In 1932 Horner was again imprisoned, this time on something of a "trumped up" charge of unlawful assembly. He used his period of incarceration to read widely and became opposed to what he called indiscriminate industrial action.
If strikes and things like working to rule were to be effective, he said, they had to be planned – and everyone had to become involved. It was "all out" or no-one out as far as he was concerned.
Unsuccessful in the 1933 Rhondda by-election, by 1936 Horner had become President of the South Wales Fed and when World War Two broke out he was instrumental in working with the government to ensure a regular supply of coal – in return for improved working conditions and wages for all miners.
He was one of the leading figures in drawing up the Miners' Charter which, among other things, demanded a five day working week, two weeks paid holiday a year and pensions at the age of 55. The coal mines were nationalized in November 1947 and, much to Arthur Horner's joy, by 1955 all 12 points of the Charter had been implemented.
In 1946, Horner was elected as General Secretary of the National Union of Mineworkers.
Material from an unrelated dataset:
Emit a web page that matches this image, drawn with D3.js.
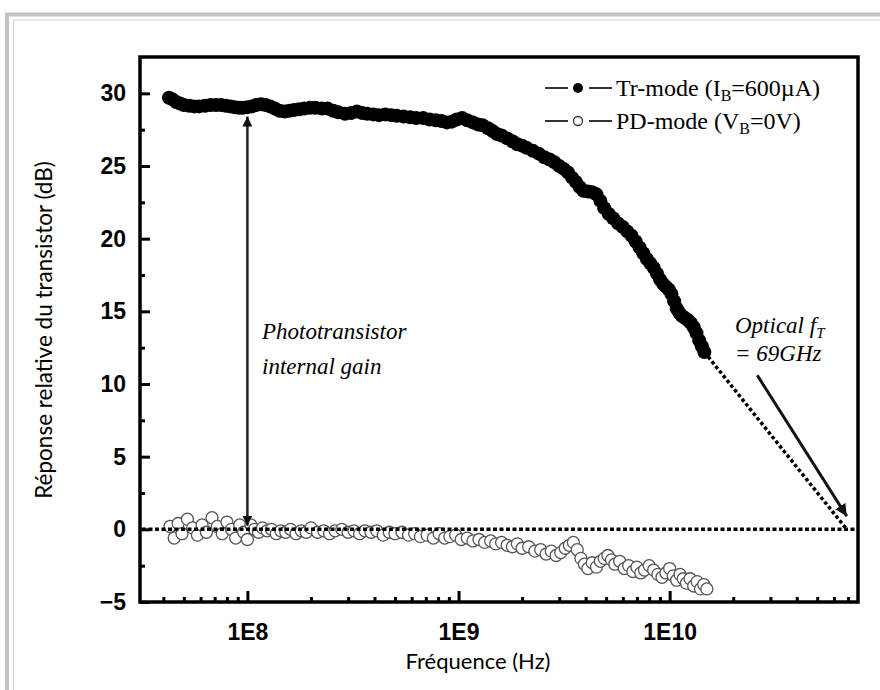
<!DOCTYPE html>
<html><head><meta charset="utf-8">
<script src="https://cdn.jsdelivr.net/npm/d3@7"></script>
<style>html,body{margin:0;padding:0;background:#fff;}svg{display:block;}</style>
</head><body>
<script>
// ---- data ----
const trFreq = [4.25e7,4.4e7,4.6e7,4.8e7,5.0e7,5.3e7,5.6e7,5.9e7,6.3e7,6.7e7,7.1e7,7.5e7,7.9e7,8.3e7,8.7e7,9.1e7,9.5e7,1.0e8,1.05e8,1.1e8,1.16e8,1.22e8,1.28e8,1.35e8,1.42e8,1.5e8,1.58e8,1.66e8,1.76e8,1.86e8,1.98e8,2.1e8,2.25e8,2.4e8,2.55e8,2.7e8,2.9e8,3.1e8,3.3e8,3.5e8,3.7e8,3.95e8,4.2e8,4.5e8,4.8e8,5.1e8,5.5e8,5.9e8,6.3e8,6.8e8,7.3e8,7.8e8,8.3e8,8.8e8,9.3e8,9.8e8,1.04e9,1.1e9,1.17e9,1.24e9,1.3e9,1.38e9,1.45e9,1.52e9,1.6e9,1.7e9,1.8e9,1.9e9,2.0e9,2.1e9,2.25e9,2.4e9,2.55e9,2.7e9,2.85e9,3.0e9,3.15e9,3.3e9,3.45e9,3.6e9,3.75e9,3.9e9,4.1e9,4.3e9,4.5e9,4.7e9,4.9e9,5.15e9,5.4e9,5.7e9,6.0e9,6.3e9,6.6e9,6.9e9,7.2e9,7.5e9,7.8e9,8.1e9,8.4e9,8.7e9,9.0e9,9.3e9,9.6e9,9.9e9,1.02e10,1.05e10,1.08e10,1.11e10,1.14e10,1.18e10,1.22e10,1.26e10,1.3e10,1.34e10,1.38e10,1.42e10,1.46e10];
const trDb = [29.7,29.6,29.4,29.3,29.2,29.15,29.1,29.1,29.15,29.2,29.2,29.2,29.15,29.1,29.05,29.0,29.0,29.05,29.1,29.2,29.25,29.2,29.1,28.95,28.8,28.75,28.8,28.85,28.9,28.95,29.0,29.0,28.95,28.95,28.8,28.7,28.6,28.65,28.75,28.65,28.6,28.55,28.5,28.55,28.5,28.45,28.4,28.35,28.3,28.3,28.2,28.15,28.1,28.0,28.05,28.2,28.3,28.15,28.0,27.85,27.8,27.6,27.4,27.2,27.1,26.9,26.7,26.5,26.4,26.25,26.05,25.85,25.6,25.45,25.25,25.0,24.8,24.55,24.2,23.9,23.55,23.3,23.25,23.2,23.05,22.6,22.1,21.7,21.4,21.05,20.8,20.5,20.2,19.8,19.4,19.0,18.6,18.3,18.0,17.6,17.2,16.9,16.7,16.5,16.2,15.7,15.2,14.9,14.7,14.55,14.4,14.2,13.9,13.5,13.0,12.6,12.2];
const pdFreq = [4.3e7,4.5e7,4.7e7,4.9e7,5.2e7,5.5e7,5.8e7,6.1e7,6.4e7,6.8e7,7.2e7,7.6e7,8.0e7,8.4e7,8.8e7,9.2e7,9.6e7,1.0e8,1.04e8,1.08e8,1.13e8,1.18e8,1.24e8,1.3e8,1.37e8,1.44e8,1.52e8,1.6e8,1.7e8,1.8e8,1.9e8,2.0e8,2.15e8,2.3e8,2.45e8,2.6e8,2.8e8,3.0e8,3.2e8,3.4e8,3.6e8,3.85e8,4.1e8,4.4e8,4.7e8,5.0e8,5.4e8,5.8e8,6.2e8,6.6e8,7.1e8,7.6e8,8.1e8,8.6e8,9.1e8,9.7e8,1.03e9,1.1e9,1.17e9,1.25e9,1.33e9,1.42e9,1.5e9,1.6e9,1.7e9,1.8e9,1.9e9,2.0e9,2.15e9,2.3e9,2.45e9,2.6e9,2.75e9,2.9e9,3.05e9,3.2e9,3.35e9,3.5e9,3.65e9,3.8e9,3.95e9,4.1e9,4.3e9,4.5e9,4.7e9,4.9e9,5.1e9,5.3e9,5.5e9,5.8e9,6.1e9,6.4e9,6.7e9,7.0e9,7.3e9,7.6e9,8.0e9,8.4e9,8.8e9,9.2e9,9.6e9,1.0e10,1.04e10,1.08e10,1.12e10,1.16e10,1.2e10,1.25e10,1.3e10,1.35e10,1.4e10,1.45e10,1.5e10];
const pdDb = [0.2,-0.6,0.4,-0.3,0.7,0.1,-0.4,0.3,-0.2,0.8,0.2,-0.3,0.5,0.0,-0.6,0.3,-0.2,-0.7,0.3,0.0,-0.2,0.1,-0.1,0.0,-0.3,-0.1,-0.2,0.0,-0.3,-0.1,-0.2,0.1,-0.2,-0.1,-0.3,-0.1,0.0,-0.2,-0.1,-0.3,-0.1,-0.2,-0.1,-0.4,-0.2,-0.3,-0.2,-0.4,-0.3,-0.5,-0.4,-0.6,-0.3,-0.6,-0.5,-0.4,-0.7,-0.6,-0.8,-0.7,-0.9,-0.8,-1.0,-0.9,-1.1,-1.2,-1.0,-1.3,-1.2,-1.5,-1.4,-1.7,-1.5,-1.8,-1.6,-1.3,-1.1,-0.9,-1.4,-2.0,-2.4,-2.7,-2.3,-2.6,-2.2,-2.0,-1.8,-2.1,-2.4,-2.2,-2.7,-2.5,-2.9,-2.6,-3.0,-2.8,-2.5,-2.8,-3.1,-3.3,-3.0,-2.7,-3.2,-3.5,-3.1,-3.4,-3.7,-3.4,-3.9,-3.6,-4.1,-3.8,-4.1];
const yMajorTicks = [-5,0,5,10,15,20,25,30];
const yMinorTicks = [-2.5,2.5,7.5,12.5,17.5,22.5,27.5];
const xMajorTicks = [1e8,1e9,1e10];
const xTickLabels = ["1E8","1E9","1E10"];
const xMinorTicks = [4e7,5e7,6e7,7e7,8e7,9e7,2e8,3e8,4e8,5e8,6e8,7e8,8e8,9e8,2e9,3e9,4e9,5e9,6e9,7e9,8e9,9e9,2e10,3e10,4e10,5e10,6e10,7e10];
const legendLabels = [["Tr-mode (I","B","=600\u00b5A)"],["PD-mode (V","B","=0V)"]];
const extrapolation = [[1.46e10,12.2],[6.9e10,0]];
const gainArrow = [[1e8,28.4],[1e8,0.25]];
const fTArrow = [[2.6e10,10.6],[6.9e10,0.9]];

// ---- layout ----
const W = 880, H = 690;
const svg = d3.select("body").append("svg").attr("width", W).attr("height", H);
const x = d3.scaleLog().domain([3.1e7, 7.8e10]).range([140, 858]);
const y = d3.scaleLinear().domain([-5, 32.5]).range([602, 57]);

// frame
svg.append("rect").attr("x",7).attr("y",14.5).attr("width",900).attr("height",700)
  .attr("fill","none").attr("stroke","#c3c3c3").attr("stroke-width",4);
svg.append("rect").attr("x",13.5).attr("y",20).attr("width",900).attr("height",700)
  .attr("fill","none").attr("stroke","#d4d4d4").attr("stroke-width",1);

const defs = svg.append("defs");
defs.append("marker").attr("id","ah").attr("viewBox","0 0 10 10").attr("refX",10).attr("refY",5)
  .attr("markerWidth",4).attr("markerHeight",4).attr("markerUnits","strokeWidth").attr("orient","auto-start-reverse")
  .append("path").attr("d","M0,0 L10,5 L0,10 z").attr("fill","#111");

// axes
const tickFont = "'Liberation Sans', Arial, sans-serif";
function styleAxis(g){
  g.select(".domain").remove();
  g.selectAll(".tick line").attr("stroke","#000").attr("stroke-width",3);
  g.selectAll("text").attr("font-family",tickFont).attr("font-weight","bold").attr("font-size",23).attr("fill","#000");
}
svg.append("g").attr("transform","translate(140,0)")
  .call(d3.axisLeft(y).tickValues(yMajorTicks).tickSize(-10).tickPadding(14).tickFormat(d3.format("d")))
  .call(styleAxis);
svg.append("g").attr("transform","translate(140,0)")
  .call(d3.axisLeft(y).tickValues(yMinorTicks).tickSize(-5).tickFormat(""))
  .call(styleAxis);
svg.append("g").attr("transform","translate(0,602)")
  .call(d3.axisBottom(x).tickValues(xMajorTicks).tickSize(-11).tickPadding(22).tickFormat((d,i)=>xTickLabels[i]))
  .call(styleAxis);
svg.append("g").attr("transform","translate(0,602)")
  .call(d3.axisBottom(x).tickValues(xMinorTicks).tickSize(-5).tickFormat(""))
  .call(styleAxis);

// box
svg.append("rect").attr("x",140).attr("y",57).attr("width",718).attr("height",545)
  .attr("fill","none").attr("stroke","#000").attr("stroke-width",3.5);

// PD data
svg.append("g").selectAll("circle").data(pdFreq.map((f,i)=>[f,pdDb[i]])).join("circle")
  .attr("cx",d=>x(d[0])).attr("cy",d=>y(d[1])).attr("r",6)
  .attr("fill","#fff").attr("stroke","#555").attr("stroke-width",1.3);

// zero line
svg.append("line").attr("x1",x(3.1e7)+2).attr("x2",x(7.8e10)-2).attr("y1",y(0)).attr("y2",y(0))
  .attr("stroke","#000").attr("stroke-width",3.5).attr("stroke-dasharray","4,2.5");

// extrapolation
svg.append("line").attr("x1",x(extrapolation[0][0])).attr("y1",y(extrapolation[0][1]))
  .attr("x2",x(extrapolation[1][0])).attr("y2",y(extrapolation[1][1]))
  .attr("stroke","#000").attr("stroke-width",3.5).attr("stroke-dasharray","3.5,2.5");

// Tr data
svg.append("g").selectAll("circle").data(trFreq.map((f,i)=>[f,trDb[i]])).join("circle")
  .attr("cx",d=>x(d[0])).attr("cy",d=>y(d[1])).attr("r",7).attr("fill","#000");

// gain arrow
svg.append("line").attr("x1",x(gainArrow[0][0])).attr("y1",y(gainArrow[0][1]))
  .attr("x2",x(gainArrow[1][0])).attr("y2",y(gainArrow[1][1]))
  .attr("stroke","#222").attr("stroke-width",2.5)
  .attr("marker-start","url(#ah)").attr("marker-end","url(#ah)");

// fT arrow
svg.append("line").attr("x1",x(fTArrow[0][0])).attr("y1",y(fTArrow[0][1]))
  .attr("x2",x(fTArrow[1][0])).attr("y2",y(fTArrow[1][1]))
  .attr("stroke","#111").attr("stroke-width",3).attr("marker-end","url(#ah)");

// annotations
const serif = "'Liberation Serif', 'Times New Roman', serif";
const ann = svg.append("g").attr("font-family",serif).attr("font-style","italic").attr("font-size",23).attr("fill","#000");
ann.append("text").attr("x",262).attr("y",339).text("Phototransistor");
ann.append("text").attr("x",262).attr("y",374).text("internal gain");
const t1 = ann.append("text").attr("x",735).attr("y",333);
t1.append("tspan").text("Optical ");
t1.append("tspan").text("f");
t1.append("tspan").attr("font-size",15).attr("dy",5).text("T");
ann.append("text").attr("x",735).attr("y",361).text("= 69GHz");

// legend
const lg = svg.append("g").attr("font-family",serif).attr("font-size",24).attr("fill","#000");
[88,121].forEach((ly,i)=>{
  lg.append("line").attr("x1",545).attr("x2",568).attr("y1",ly).attr("y2",ly).attr("stroke","#000").attr("stroke-width",1.6);
  lg.append("line").attr("x1",589).attr("x2",612).attr("y1",ly).attr("y2",ly).attr("stroke","#000").attr("stroke-width",1.6);
  if(i===0) lg.append("circle").attr("cx",578).attr("cy",ly).attr("r",5).attr("fill","#000");
  else lg.append("circle").attr("cx",578).attr("cy",ly).attr("r",4.5).attr("fill","#fff").attr("stroke","#333").attr("stroke-width",1.3);
  const t = lg.append("text").attr("x",616).attr("y",ly+8);
  t.append("tspan").text(legendLabels[i][0]);
  t.append("tspan").attr("font-size",16).attr("dy",5).text(legendLabels[i][1]);
  t.append("tspan").attr("dy",-5).text(legendLabels[i][2]);
});

// axis titles
const sans = "Lato, 'Open Sans', sans-serif";
svg.append("text").attr("transform","translate(52,330) rotate(-90)").attr("text-anchor","middle")
  .attr("font-family",sans).attr("font-size",22.5).attr("fill","#000").text("Réponse relative du transistor (dB)");
svg.append("text").attr("x",478).attr("y",669).attr("text-anchor","middle")
  .attr("font-family",sans).attr("font-size",22).attr("fill","#000").text("Fréquence (Hz)");
</script>
</body></html>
It was the pinnacle of his career and was a job he continued to hold until his retirement in 1959. That same year he was elected Freeman of the Borough of Merthyr Tydil.
Arthur Horner continued his interest in politics and workers' rights up until his death on 4 September 1968. His name might now have slipped from the consciousness of many, but his place in Welsh history is assured as one of the most significant and influential trade unionists this country has ever produced.